Given request:
Return exactly, please, the lines that run from the line with "Write a component" to the line with "const y = d3.scaleLinear().domain([60, 100]).range([383, 35]);", ends included, and omit all pictures.

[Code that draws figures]
★ ★ ★ ★ ★

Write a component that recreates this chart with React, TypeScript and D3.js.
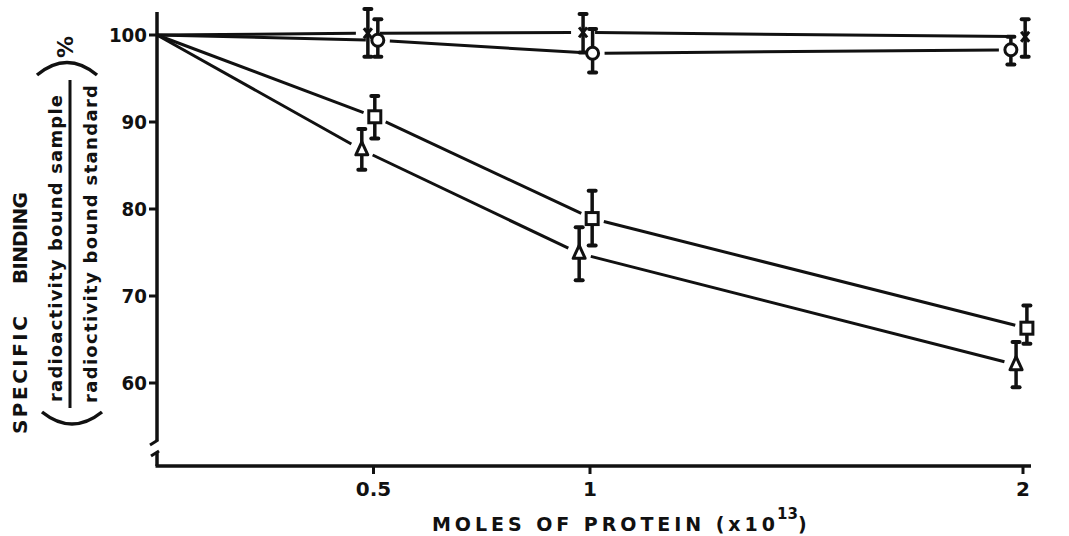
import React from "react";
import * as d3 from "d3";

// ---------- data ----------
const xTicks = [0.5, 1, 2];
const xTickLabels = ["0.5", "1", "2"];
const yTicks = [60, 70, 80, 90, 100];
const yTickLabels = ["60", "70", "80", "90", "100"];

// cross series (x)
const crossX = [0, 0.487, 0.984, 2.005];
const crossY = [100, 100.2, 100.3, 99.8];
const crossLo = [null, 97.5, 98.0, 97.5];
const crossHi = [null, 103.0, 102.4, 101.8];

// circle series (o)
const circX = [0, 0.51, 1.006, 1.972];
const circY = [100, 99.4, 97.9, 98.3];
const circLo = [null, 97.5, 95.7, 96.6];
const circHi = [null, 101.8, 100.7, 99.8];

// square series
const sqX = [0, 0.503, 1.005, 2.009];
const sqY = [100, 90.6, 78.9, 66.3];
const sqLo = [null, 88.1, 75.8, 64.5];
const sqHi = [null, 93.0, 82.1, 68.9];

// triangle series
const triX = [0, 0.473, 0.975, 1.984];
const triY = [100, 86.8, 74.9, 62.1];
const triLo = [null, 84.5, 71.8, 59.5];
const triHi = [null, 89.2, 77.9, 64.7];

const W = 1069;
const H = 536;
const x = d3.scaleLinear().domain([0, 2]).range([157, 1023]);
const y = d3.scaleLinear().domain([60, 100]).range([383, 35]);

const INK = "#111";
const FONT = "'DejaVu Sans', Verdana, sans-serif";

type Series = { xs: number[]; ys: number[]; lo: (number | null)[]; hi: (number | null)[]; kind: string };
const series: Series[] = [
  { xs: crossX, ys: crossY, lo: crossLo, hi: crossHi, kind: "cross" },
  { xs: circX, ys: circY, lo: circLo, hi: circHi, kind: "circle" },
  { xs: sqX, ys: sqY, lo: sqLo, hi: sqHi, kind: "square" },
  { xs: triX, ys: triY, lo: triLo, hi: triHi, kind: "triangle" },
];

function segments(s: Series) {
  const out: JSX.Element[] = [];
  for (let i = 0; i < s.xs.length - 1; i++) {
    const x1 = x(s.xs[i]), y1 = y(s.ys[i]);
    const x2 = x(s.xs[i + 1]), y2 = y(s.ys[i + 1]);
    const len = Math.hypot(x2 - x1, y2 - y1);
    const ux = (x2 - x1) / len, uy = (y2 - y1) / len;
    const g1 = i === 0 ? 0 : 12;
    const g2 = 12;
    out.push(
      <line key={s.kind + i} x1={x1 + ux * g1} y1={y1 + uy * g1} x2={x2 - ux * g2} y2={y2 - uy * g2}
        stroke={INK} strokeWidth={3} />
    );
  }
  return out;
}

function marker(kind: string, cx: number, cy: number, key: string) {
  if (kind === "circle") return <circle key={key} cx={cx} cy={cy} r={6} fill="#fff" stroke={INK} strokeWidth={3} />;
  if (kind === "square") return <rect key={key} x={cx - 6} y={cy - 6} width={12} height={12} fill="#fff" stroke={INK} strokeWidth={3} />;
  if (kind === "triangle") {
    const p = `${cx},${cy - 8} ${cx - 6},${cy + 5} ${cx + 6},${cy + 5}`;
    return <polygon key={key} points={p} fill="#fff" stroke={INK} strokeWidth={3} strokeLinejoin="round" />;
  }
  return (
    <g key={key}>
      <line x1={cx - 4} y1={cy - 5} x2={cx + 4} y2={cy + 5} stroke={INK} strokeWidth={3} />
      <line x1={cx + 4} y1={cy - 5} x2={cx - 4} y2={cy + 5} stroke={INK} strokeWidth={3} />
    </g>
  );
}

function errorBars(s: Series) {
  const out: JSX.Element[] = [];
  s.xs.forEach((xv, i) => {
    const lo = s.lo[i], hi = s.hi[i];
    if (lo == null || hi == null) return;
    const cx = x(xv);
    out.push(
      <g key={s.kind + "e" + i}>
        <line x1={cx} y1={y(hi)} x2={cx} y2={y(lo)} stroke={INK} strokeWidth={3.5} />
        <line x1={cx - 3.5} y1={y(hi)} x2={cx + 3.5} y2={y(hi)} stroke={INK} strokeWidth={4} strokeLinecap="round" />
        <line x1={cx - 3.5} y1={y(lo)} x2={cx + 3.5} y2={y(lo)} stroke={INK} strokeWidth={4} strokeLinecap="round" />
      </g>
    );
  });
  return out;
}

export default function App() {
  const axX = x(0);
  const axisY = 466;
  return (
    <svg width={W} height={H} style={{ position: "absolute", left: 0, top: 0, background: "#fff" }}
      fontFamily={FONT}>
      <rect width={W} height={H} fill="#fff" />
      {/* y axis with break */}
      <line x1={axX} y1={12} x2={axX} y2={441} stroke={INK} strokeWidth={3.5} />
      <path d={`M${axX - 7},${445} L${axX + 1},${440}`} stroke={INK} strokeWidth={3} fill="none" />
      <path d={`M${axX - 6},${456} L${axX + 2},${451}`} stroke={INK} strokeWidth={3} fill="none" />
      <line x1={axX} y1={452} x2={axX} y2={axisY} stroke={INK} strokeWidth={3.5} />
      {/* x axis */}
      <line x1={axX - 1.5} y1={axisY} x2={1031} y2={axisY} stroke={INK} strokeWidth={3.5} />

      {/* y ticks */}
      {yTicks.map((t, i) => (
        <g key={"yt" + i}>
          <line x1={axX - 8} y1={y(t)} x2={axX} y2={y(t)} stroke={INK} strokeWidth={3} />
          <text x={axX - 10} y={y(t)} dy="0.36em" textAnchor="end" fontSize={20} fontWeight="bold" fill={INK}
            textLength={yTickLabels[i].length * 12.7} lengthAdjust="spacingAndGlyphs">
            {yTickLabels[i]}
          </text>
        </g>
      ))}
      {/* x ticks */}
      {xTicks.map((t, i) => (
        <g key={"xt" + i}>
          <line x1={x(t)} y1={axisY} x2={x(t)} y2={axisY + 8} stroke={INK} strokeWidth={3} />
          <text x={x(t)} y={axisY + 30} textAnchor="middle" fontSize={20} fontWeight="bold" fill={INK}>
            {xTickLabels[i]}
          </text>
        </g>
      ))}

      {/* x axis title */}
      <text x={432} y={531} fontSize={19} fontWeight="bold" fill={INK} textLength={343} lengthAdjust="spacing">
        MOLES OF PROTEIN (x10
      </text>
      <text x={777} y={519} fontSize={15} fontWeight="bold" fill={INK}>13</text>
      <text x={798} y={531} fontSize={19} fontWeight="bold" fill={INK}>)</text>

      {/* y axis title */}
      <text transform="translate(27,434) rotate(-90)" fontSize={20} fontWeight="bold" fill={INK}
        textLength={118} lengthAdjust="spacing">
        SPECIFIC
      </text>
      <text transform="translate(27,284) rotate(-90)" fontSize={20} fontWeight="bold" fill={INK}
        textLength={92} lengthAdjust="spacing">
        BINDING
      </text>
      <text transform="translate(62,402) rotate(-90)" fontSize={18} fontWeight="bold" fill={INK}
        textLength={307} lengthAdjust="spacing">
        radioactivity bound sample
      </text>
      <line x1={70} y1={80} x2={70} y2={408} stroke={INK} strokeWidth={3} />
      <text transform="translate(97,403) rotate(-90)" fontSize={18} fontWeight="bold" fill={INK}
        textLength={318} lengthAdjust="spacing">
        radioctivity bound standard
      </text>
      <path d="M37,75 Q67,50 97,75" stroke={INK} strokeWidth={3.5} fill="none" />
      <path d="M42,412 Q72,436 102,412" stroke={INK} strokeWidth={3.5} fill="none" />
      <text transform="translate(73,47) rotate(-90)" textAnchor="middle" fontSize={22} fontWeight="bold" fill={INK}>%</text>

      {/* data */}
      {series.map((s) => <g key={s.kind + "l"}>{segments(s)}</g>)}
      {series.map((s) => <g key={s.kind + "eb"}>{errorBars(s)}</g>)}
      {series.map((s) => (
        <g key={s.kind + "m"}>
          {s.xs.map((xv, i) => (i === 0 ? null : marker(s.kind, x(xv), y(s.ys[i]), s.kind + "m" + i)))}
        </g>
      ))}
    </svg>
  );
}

★ ★ ★ ★ ★

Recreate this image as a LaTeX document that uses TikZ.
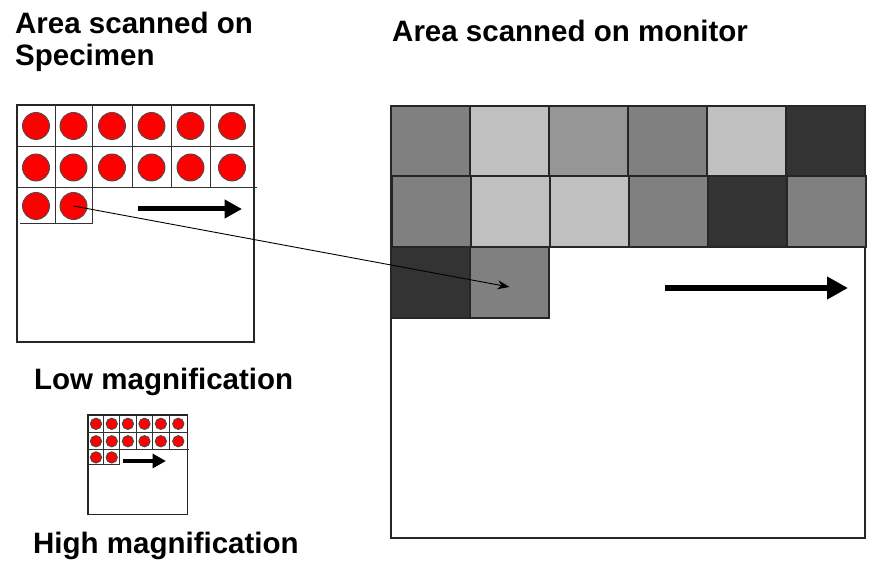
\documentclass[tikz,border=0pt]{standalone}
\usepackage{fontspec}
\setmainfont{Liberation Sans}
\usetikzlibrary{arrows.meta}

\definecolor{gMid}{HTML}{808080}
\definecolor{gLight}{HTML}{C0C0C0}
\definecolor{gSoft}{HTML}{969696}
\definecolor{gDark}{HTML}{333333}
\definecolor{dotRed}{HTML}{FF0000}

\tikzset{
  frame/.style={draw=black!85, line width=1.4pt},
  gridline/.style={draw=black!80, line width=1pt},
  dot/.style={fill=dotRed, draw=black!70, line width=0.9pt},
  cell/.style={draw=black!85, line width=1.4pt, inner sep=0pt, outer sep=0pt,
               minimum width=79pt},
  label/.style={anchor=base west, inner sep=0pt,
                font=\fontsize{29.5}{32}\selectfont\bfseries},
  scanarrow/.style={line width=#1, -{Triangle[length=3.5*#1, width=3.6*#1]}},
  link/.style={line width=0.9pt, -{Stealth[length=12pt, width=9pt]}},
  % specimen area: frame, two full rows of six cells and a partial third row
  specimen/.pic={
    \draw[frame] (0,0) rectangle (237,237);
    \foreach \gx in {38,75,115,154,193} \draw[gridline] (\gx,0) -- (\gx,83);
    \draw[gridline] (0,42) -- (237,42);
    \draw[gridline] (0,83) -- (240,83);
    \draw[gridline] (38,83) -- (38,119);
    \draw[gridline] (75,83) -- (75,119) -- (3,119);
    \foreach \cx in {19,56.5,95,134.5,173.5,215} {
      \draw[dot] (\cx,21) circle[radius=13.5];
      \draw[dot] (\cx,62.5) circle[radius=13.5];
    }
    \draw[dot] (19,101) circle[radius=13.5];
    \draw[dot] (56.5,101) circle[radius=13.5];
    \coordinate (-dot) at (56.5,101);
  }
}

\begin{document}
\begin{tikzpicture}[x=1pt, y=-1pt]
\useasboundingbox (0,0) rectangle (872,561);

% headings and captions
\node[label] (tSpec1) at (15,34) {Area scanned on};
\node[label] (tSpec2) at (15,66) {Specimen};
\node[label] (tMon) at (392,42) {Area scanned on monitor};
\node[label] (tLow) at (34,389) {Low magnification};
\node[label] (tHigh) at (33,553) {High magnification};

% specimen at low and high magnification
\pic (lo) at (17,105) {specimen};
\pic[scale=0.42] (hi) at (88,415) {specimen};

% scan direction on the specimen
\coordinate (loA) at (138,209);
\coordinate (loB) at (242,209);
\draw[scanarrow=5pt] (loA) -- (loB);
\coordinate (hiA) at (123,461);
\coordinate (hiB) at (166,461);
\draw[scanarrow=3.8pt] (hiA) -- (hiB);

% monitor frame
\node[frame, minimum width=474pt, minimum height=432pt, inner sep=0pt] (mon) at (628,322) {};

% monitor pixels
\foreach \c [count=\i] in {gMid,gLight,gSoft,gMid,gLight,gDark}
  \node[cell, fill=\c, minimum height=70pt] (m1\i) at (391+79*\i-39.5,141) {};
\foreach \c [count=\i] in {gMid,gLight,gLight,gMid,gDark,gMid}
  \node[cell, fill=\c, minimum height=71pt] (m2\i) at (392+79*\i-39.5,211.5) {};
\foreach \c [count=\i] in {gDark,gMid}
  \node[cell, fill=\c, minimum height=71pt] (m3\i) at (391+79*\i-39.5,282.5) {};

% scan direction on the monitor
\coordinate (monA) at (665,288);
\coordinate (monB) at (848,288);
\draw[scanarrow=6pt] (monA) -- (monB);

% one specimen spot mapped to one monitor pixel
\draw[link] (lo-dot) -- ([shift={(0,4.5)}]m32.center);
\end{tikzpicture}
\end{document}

★ ★ ★ ★ ★

Exercise answer:
Write a component that recreates this chart with React, TypeScript and D3.js.
import React from "react";
import * as d3 from "d3";

// ---------- data ----------
const xTicks = [0.5, 1, 2];
const xTickLabels = ["0.5", "1", "2"];
const yTicks = [60, 70, 80, 90, 100];
const yTickLabels = ["60", "70", "80", "90", "100"];

// cross series (x)
const crossX = [0, 0.487, 0.984, 2.005];
const crossY = [100, 100.2, 100.3, 99.8];
const crossLo = [null, 97.5, 98.0, 97.5];
const crossHi = [null, 103.0, 102.4, 101.8];

// circle series (o)
const circX = [0, 0.51, 1.006, 1.972];
const circY = [100, 99.4, 97.9, 98.3];
const circLo = [null, 97.5, 95.7, 96.6];
const circHi = [null, 101.8, 100.7, 99.8];

// square series
const sqX = [0, 0.503, 1.005, 2.009];
const sqY = [100, 90.6, 78.9, 66.3];
const sqLo = [null, 88.1, 75.8, 64.5];
const sqHi = [null, 93.0, 82.1, 68.9];

// triangle series
const triX = [0, 0.473, 0.975, 1.984];
const triY = [100, 86.8, 74.9, 62.1];
const triLo = [null, 84.5, 71.8, 59.5];
const triHi = [null, 89.2, 77.9, 64.7];

const W = 1069;
const H = 536;
const x = d3.scaleLinear().domain([0, 2]).range([157, 1023]);
const y = d3.scaleLinear().domain([60, 100]).range([383, 35]);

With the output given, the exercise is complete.